En première partie, il aurait été facile de tomber dans le piège de la froideur mécanique, en se bornant à radiographier sans supplément d’âme la partition de Chostakovitch. C’est exactement l’inverse qui se produit grâce à trois éléments convergents : d’une part, grâce la vision cohérente de Tugan Sokhiev, qui découpe des blocs sonores avec une précision d’orfèvre ; d’autre part, la sonorité extraordinaire de l’orchestre de Dresde, qui tempère cette rigueur sans la rugosité anguleuse des interprétations soviétiques historiques, l’enveloppant d’une texture à la fois mate et soyeuse ; enfin, l’exceptionnelle qualité du violoncelle de Sol Gabetta, qui, tout en épousant la sobriété de l’orchestre, s’y oppose pourtant avec une ténacité discrète, y insufflant une foule d’intentions lyriques fondées sur les variations de densité du son, d’amplitude et de vitesse du vibrato, ainsi qu’une gestion millimétrée des glissandi.
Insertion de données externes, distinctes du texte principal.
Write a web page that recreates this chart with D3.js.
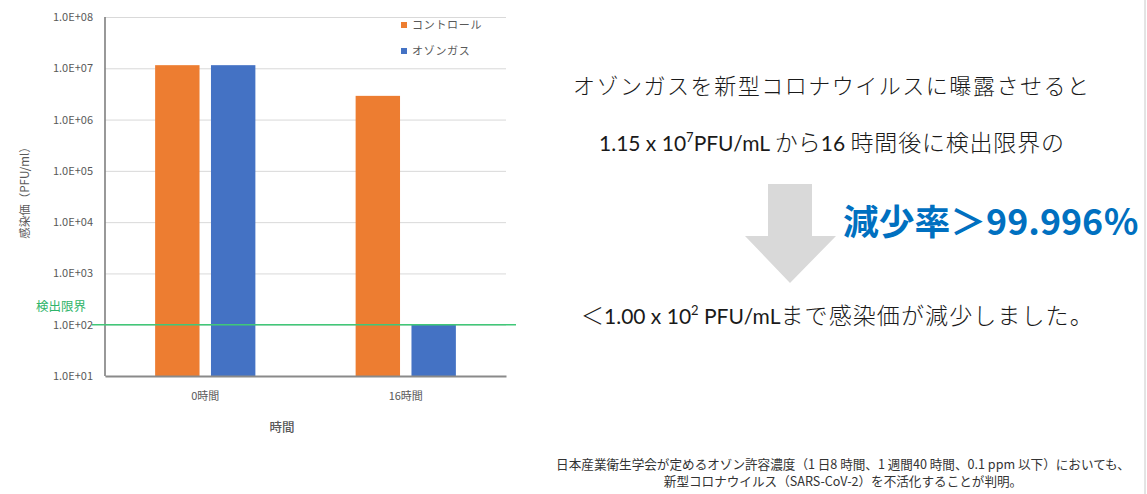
<!DOCTYPE html>
<html><head><meta charset="utf-8">
<script src="https://cdn.jsdelivr.net/npm/d3@7"></script>
<style>body{margin:0;background:#fff;} svg{display:block;}</style>
</head><body>
<svg id="c" width="1147" height="494"></svg>
<script>
// ---- data ----
const categories = ["0時間", "16時間"];
const seriesNames = ["コントロール", "オゾンガス"];
const controlValues = [1.15e7, 2.9e6];
const ozoneValues = [1.15e7, 1.0e2];
const yTickValues = [1e1, 1e2, 1e3, 1e4, 1e5, 1e6, 1e7, 1e8];
const yTickLabels = ["1.0E+01", "1.0E+02", "1.0E+03", "1.0E+04", "1.0E+05", "1.0E+06", "1.0E+07", "1.0E+08"];
const detectionLimit = 1e2;
const detectionLabel = "検出限界";
const yAxisTitle = "感染価（PFU/ml）";
const xAxisTitle = "時間";

const seriesValues = [controlValues, ozoneValues];
const colors = ["#ed7d31", "#4472c4"];
const cjk = "'Noto Sans CJK JP', sans-serif";
const mixed = "Lato, 'Noto Sans CJK JP', sans-serif";

const svg = d3.select("#c");
const L = 105, R = 506, T = 17, B = 376;

const x0 = d3.scaleBand().domain(categories).range([L, R]).paddingInner(0.5).paddingOuter(0.25);
const x1 = d3.scaleBand().domain(seriesNames).range([0, x0.bandwidth()]).paddingInner(0.205);
const y = d3.scaleLog().domain([1e1, 1e8]).range([B, T]);

// grid + y labels
const yAxis = svg.append("g").attr("transform", `translate(${L},0)`)
  .call(d3.axisLeft(y).tickValues(yTickValues)
    .tickFormat((d, i) => yTickLabels[i]).tickSize(-(R - L)).tickPadding(12));
yAxis.select(".domain").remove();
yAxis.selectAll(".tick line").attr("stroke", "#d9d9d9").attr("stroke-width", 1);
yAxis.selectAll(".tick text").attr("fill", "#595959").style("font-family", cjk).style("font-size", "11px");

// bars
const groups = svg.append("g").selectAll("g").data(categories).join("g")
  .attr("transform", d => `translate(${x0(d)},0)`);
groups.selectAll("rect")
  .data((c, ci) => seriesNames.map((s, si) => ({ s, si, v: seriesValues[si][ci] })))
  .join("rect")
  .attr("x", d => x1(d.s)).attr("width", x1.bandwidth())
  .attr("y", d => y(d.v)).attr("height", d => B - y(d.v))
  .attr("fill", d => colors[d.si]);

// axes lines
svg.append("line").attr("x1", L).attr("x2", L).attr("y1", T).attr("y2", B)
  .attr("stroke", "#7f7f7f").attr("stroke-width", 1.6);
const xAxis = svg.append("g").attr("transform", `translate(0,${B})`)
  .call(d3.axisBottom(x0).tickSize(0).tickPadding(16));
xAxis.select(".domain").attr("stroke", "#8a8a8a").attr("stroke-width", 2);
xAxis.selectAll(".tick text").attr("fill", "#595959").style("font-family", cjk).style("font-size", "11px");

// detection limit
svg.append("line").attr("x1", 92).attr("x2", 516).attr("y1", y(detectionLimit)).attr("y2", y(detectionLimit))
  .attr("stroke", "#40c878").attr("stroke-width", 1.6);
svg.append("text").attr("x", 36).attr("y", y(detectionLimit) - 14).text(detectionLabel)
  .attr("fill", "#2fb56a").style("font-family", cjk).style("font-size", "12.5px");

// axis titles
svg.append("text").attr("transform", "translate(29,190) rotate(-90)").attr("text-anchor", "middle")
  .text(yAxisTitle).attr("fill", "#595959").style("font-family", cjk).style("font-size", "11.5px");
svg.append("text").attr("x", 282).attr("y", 432).attr("text-anchor", "middle").text(xAxisTitle)
  .attr("fill", "#595959").style("font-family", cjk).style("font-size", "12.5px").style("font-weight", 500);

// legend
const leg = svg.append("g").selectAll("g").data(seriesNames).join("g")
  .attr("transform", (d, i) => `translate(401,${22 + i * 26})`);
leg.append("rect").attr("width", 6).attr("height", 6).attr("fill", (d, i) => colors[i]);
leg.append("text").attr("x", 11).attr("y", 7).text(d => d).attr("fill", "#595959")
  .style("font-family", cjk).style("font-size", "11px").style("letter-spacing", "0.7px");

// right-hand text
const ink = "#1a1a1a";
svg.append("text").attr("x", 573).attr("y", 94).text("オゾンガスを新型コロナウイルスに曝露させると")
  .attr("textLength", 516).attr("lengthAdjust", "spacing")
  .attr("fill", ink).style("font-family", cjk).style("font-size", "22px").style("font-weight", 300);

const l2 = svg.append("text").attr("x", 599).attr("y", 151).attr("fill", ink)
  .style("font-family", mixed).style("font-size", "21px");
l2.append("tspan").text("1.15 x 10");
l2.append("tspan").attr("dy", -9).style("font-size", "13px").text("7");
l2.append("tspan").attr("dy", 9).text("PFU/mL ");
l2.append("tspan").style("font-size", "23px").style("font-weight", 300).text("から");
l2.append("tspan").text("16 ");
l2.append("tspan").style("font-size", "23px").style("font-weight", 300).style("letter-spacing", "0.8px").text("時間後に検出限界の");

// arrow
svg.append("path").attr("d", "M768,184H812V236H836L790,283L745,236H768Z").attr("fill", "#d9d9d9");

svg.append("text").attr("x", 843).attr("y", 235).text("減少率＞99.996％")
  .attr("textLength", 296).attr("lengthAdjust", "spacingAndGlyphs")
  .attr("fill", "#0070c0").style("font-family", cjk).style("font-size", "35px").style("font-weight", 700);

const l3 = svg.append("text").attr("x", 581).attr("y", 324).attr("fill", ink)
  .style("font-family", mixed).style("font-size", "21px");
l3.append("tspan").style("font-size", "23px").style("font-weight", 300).text("＜");
l3.append("tspan").text("1.00 x 10");
l3.append("tspan").attr("dy", -9).style("font-size", "13px").text("2");
l3.append("tspan").attr("dy", 9).text(" PFU/mL");
l3.append("tspan").style("font-size", "23px").style("font-weight", 300).style("letter-spacing", "1.1px").text("まで感染価が減少しました。");

// footer
const foot = svg.append("text").attr("text-anchor", "middle").attr("fill", "#333")
  .style("font-family", cjk).style("font-size", "12.6px");
foot.append("tspan").attr("x", 843).attr("y", 469).text("日本産業衛生学会が定めるオゾン許容濃度（1 日8 時間、1 週間40 時間、0.1 ppm 以下）においても、");
foot.append("tspan").attr("x", 843).attr("y", 486).text("新型コロナウイルス（SARS-CoV-2）を不活化することが判明。");

// right border
svg.append("line").attr("x1", 1145).attr("x2", 1145).attr("y1", 0).attr("y2", 494)
  .attr("stroke", "#c8c8c8").attr("stroke-width", 1);
</script>
</body></html>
Rarement aura‑t‑on un équilibre entre orchestre et soliste aussi parfaitement maîtrisé ; chaque phrase est habitée avec une concentration que l’on imaginerait mieux en studio d’enregistrement qu’en salle de concert. Les amateurs d’un spectacle sportif, laissant chef et soliste saluer chemise mouillée et chevelure en bataille, devront repasser.
Avec Bruckner, Tugan Sokhiev fait un pari opposé. S’appuyant sur la qualité intrinsèque de l’orchestre de la Staatskapelle, dont la longue tradition brucknérienne n’est plus à faire, il l’emmène vers des horizons assez éloignés des standards habituels. Le premier mouvement adopte un ton très narratif, quasi opératique (les liens qui unissent le compositeur à Wagner deviennent subitement très apparents), la fluidité du discours gommant les grandes carrures qui structurent habituellement l’œuvre ; l’Adagio surprend par sa sensualité, illuminé par les coloris subtils des progressions harmoniques ; le Scherzo, habité d’un esprit dionysiaque, se déroule sans la moindre inertie, porté par une impeccable mise en place rythmique, et des relances parfaitement calibrées à l’acoustique de la salle. Enfin, un gigantesque final parvient à rééquilibrer le centre de gravité habituel de l’œuvre, marquant contrastes et changements de tempo avec une liberté digne d’un poème symphonique.
Ce Bruckner déconcerte au point de susciter l’interrogation : hors‑sujet ou révélation ? Pour nous, aucun doute : la musicalité et la profondeur du travail, la sincérité de la vision du chef qui emporte l’adhésion de l’orchestre nous font applaudir sans réserve cette lecture audacieuse, démontrant une fois encore la capacité de cet orchestre héritier de plus de quatre siècles de traditions musicales à se remettre en question dans chacune de ses prestations.